Dataset Repository for Investigating Suicide Risk Using Social and Environmental Determinants of Health

Publication Type
ORNL Report
Publication Date

Suicide is frequently modeled as a function of genetics and environment, where the latter refers to factors other than direct biological consequences, such as air quality, financial level, social connectivity, transportation and food access, and homelessness status. According to the World Health Organization, clean air, a stable climate, adequate water, sanitation and hygiene, safe chemical use, radiation protection, healthy and safe workplaces, sound agricultural practices, health-supportive cities and built environments, and a preserved natural environment are all prerequisites for good health. Understanding the relationships between these determinants and mental health outcomes requires standardized data that can be included in healthcare programs and health outcome models.
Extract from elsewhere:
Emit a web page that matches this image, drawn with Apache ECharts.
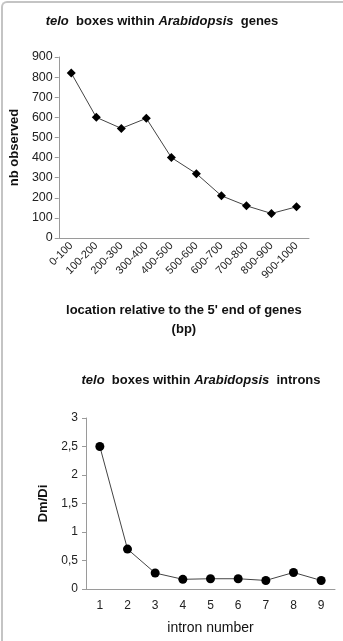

There is a wealth of publicly available data on social and environmental factors provided by various US organizations that can benefit the design of health care systems and public health interventions, as well as improve our comprehension of factors that impact health. Such information would not only help improve the understanding of individual and community risk but also identify new risk factors that have not previously been therapeutically targeted, especially in terms of their impact on mental health. However, curating and standardizing such datasets is challenging because they are often recorded at numerous geographical and temporal resolutions and with varying spatial and temporal granularities. To address this challenge, we launched an endeavor in conjunction with the Veterans Health Administration to collect publicly available socioeconomic and environmental determinants of health statistics in the US. In this manuscript, we describe a social and environmental determinants of health (SEDH) datasets repository, data curation documentation, and a pipeline framework for data generation; This effort started in 2020, when we began constructing a scalable pipeline to automate the download, extraction, preparation, analysis, and production of datasets. These datasets have been made available to the VHA and may be shared upon agreement with collaborating organizations.